>> BEGIN DATASET ENTRIES

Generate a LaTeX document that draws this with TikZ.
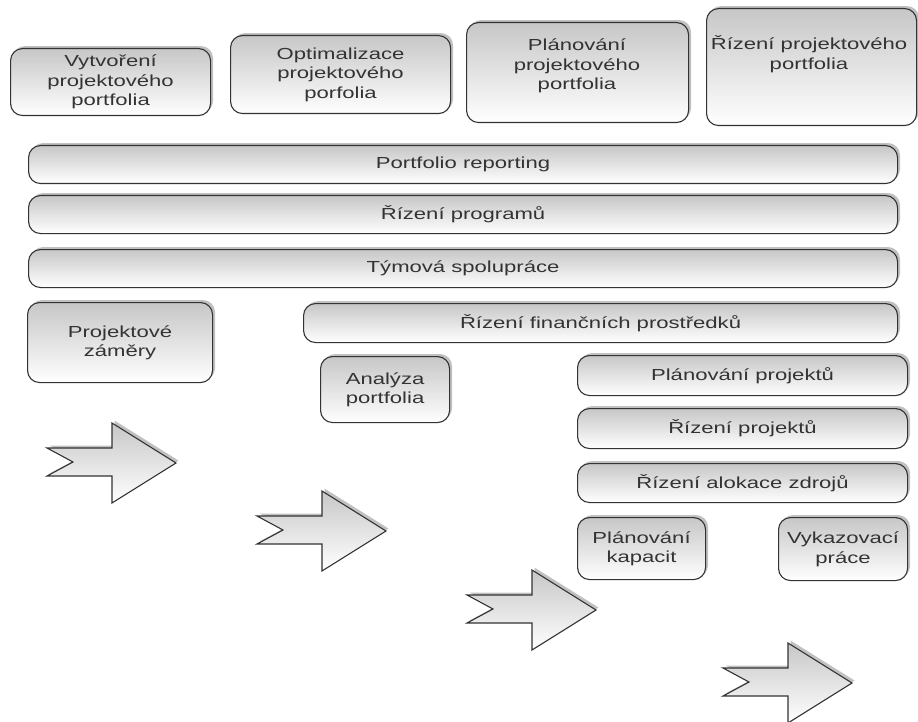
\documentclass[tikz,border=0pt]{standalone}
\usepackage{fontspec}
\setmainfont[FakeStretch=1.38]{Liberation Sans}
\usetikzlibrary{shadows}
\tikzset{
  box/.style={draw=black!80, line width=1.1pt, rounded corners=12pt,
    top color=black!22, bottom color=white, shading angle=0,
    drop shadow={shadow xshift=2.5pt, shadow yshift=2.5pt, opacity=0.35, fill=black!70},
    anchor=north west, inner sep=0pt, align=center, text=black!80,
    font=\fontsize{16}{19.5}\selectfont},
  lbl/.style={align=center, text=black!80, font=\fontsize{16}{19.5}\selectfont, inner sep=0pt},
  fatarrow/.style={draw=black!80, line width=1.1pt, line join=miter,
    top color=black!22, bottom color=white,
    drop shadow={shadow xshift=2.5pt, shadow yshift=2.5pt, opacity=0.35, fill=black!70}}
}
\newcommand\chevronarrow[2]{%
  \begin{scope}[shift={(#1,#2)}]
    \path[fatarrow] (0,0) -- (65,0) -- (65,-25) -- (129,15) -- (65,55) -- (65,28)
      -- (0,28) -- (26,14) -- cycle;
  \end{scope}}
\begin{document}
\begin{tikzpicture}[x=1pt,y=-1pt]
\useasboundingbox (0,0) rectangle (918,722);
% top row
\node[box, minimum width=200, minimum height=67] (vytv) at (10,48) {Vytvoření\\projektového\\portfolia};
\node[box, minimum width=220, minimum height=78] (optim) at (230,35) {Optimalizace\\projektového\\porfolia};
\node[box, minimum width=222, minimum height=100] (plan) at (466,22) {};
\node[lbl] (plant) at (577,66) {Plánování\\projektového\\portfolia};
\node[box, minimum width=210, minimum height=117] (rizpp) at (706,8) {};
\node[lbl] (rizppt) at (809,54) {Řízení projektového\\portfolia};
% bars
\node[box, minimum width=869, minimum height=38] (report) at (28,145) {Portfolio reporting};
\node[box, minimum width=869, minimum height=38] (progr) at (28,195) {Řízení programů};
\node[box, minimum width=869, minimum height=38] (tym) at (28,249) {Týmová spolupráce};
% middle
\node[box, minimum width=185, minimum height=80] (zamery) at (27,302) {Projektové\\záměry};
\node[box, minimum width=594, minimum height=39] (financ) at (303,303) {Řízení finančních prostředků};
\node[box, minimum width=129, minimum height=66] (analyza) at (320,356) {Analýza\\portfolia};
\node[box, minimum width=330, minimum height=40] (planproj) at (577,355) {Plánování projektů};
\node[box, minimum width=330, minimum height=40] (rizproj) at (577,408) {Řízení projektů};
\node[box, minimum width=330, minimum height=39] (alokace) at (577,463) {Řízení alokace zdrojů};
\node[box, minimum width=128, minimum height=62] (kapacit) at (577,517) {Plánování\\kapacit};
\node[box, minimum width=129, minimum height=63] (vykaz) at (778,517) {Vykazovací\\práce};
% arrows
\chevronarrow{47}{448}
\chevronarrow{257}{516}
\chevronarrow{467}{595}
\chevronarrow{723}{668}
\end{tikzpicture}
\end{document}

>> END DATASET ENTRIES
>> BEGIN DATASET ENTRIES

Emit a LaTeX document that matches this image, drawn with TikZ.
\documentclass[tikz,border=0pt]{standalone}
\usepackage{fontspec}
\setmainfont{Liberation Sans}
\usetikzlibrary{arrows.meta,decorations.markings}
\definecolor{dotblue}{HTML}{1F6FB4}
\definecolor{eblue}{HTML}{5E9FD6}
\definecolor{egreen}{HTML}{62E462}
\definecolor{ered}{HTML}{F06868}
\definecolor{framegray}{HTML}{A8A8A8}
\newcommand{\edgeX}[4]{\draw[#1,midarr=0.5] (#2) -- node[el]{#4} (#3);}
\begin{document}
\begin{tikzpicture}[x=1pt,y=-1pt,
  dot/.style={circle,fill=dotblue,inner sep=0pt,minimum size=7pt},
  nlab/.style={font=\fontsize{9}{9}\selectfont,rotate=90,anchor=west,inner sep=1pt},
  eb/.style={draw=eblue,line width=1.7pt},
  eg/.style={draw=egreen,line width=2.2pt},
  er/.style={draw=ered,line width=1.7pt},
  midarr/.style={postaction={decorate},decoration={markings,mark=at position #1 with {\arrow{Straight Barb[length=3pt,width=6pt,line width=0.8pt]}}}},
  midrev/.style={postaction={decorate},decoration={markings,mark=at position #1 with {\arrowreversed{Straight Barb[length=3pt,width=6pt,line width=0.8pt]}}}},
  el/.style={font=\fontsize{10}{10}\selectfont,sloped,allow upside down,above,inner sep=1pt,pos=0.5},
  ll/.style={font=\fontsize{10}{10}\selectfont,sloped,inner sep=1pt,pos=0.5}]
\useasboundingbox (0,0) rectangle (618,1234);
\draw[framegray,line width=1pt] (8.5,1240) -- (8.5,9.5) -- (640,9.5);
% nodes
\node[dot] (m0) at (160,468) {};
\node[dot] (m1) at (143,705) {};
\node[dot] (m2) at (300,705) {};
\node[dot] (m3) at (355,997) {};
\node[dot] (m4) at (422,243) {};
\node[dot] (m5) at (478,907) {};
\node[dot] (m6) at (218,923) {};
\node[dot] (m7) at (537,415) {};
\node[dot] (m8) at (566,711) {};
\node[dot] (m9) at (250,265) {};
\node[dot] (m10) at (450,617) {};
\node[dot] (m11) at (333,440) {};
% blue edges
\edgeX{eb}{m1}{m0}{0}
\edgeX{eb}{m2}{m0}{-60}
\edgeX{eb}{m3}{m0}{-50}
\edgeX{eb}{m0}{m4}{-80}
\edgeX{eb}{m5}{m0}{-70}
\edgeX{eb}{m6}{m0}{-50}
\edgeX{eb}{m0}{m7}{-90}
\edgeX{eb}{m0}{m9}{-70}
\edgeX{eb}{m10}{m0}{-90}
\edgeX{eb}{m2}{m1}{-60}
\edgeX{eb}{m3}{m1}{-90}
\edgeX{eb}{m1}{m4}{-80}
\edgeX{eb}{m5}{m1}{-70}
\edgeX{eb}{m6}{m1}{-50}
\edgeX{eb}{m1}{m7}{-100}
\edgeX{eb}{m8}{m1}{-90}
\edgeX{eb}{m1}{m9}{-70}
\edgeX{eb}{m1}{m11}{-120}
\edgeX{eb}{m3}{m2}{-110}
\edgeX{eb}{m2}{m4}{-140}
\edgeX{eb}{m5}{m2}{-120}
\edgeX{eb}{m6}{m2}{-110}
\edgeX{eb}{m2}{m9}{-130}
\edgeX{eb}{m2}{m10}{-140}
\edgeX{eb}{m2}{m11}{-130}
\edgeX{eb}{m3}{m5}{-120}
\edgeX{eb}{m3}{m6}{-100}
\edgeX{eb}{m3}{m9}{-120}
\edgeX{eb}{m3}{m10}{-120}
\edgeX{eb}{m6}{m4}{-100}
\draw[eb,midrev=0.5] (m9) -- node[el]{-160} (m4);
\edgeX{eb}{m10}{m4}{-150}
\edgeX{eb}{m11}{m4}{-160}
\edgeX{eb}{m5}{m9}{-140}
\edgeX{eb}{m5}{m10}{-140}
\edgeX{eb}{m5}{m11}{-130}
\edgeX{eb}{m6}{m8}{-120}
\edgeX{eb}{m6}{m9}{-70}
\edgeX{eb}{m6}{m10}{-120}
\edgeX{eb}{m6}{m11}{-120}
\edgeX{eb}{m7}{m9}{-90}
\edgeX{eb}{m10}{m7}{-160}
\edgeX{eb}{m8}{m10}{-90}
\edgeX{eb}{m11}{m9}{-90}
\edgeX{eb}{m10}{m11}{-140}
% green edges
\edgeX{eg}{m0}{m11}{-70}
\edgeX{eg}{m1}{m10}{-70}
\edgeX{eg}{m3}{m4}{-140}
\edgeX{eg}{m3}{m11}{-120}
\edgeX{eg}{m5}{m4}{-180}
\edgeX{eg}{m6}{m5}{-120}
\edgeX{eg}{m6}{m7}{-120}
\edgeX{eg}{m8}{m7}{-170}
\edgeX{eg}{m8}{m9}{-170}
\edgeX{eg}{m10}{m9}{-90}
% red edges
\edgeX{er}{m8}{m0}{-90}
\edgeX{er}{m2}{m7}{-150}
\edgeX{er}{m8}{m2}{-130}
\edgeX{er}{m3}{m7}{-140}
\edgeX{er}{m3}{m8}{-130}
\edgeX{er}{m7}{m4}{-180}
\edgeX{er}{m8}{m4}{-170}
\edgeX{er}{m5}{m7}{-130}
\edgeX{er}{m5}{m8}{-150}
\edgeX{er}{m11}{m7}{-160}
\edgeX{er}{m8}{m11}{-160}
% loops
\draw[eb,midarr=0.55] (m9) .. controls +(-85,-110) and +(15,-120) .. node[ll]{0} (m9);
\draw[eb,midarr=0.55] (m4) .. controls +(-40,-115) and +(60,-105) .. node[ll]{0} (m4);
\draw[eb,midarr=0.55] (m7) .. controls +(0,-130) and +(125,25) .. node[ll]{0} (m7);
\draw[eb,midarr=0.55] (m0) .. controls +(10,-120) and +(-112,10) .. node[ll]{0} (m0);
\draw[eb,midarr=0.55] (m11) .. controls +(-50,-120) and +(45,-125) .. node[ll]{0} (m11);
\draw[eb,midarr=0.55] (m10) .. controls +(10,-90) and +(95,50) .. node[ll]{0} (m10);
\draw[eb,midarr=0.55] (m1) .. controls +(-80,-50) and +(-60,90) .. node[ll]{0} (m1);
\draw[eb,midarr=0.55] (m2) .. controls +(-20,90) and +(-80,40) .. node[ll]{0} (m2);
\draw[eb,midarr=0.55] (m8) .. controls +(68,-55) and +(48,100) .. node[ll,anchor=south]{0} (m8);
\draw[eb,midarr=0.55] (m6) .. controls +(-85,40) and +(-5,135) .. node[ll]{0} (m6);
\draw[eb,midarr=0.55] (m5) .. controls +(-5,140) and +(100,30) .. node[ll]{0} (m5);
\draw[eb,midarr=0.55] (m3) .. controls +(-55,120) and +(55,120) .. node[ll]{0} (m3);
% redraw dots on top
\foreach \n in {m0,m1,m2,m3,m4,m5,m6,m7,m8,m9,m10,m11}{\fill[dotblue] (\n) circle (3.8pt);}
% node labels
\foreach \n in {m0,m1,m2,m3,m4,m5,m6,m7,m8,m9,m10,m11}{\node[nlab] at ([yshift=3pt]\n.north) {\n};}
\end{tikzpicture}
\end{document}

>> END DATASET ENTRIES

**SET TASK:** Extract lines where the string "LaTeX" occurs.

**REPLY:**
Generate a LaTeX document that draws this with TikZ.
Emit a LaTeX document that matches this image, drawn with TikZ.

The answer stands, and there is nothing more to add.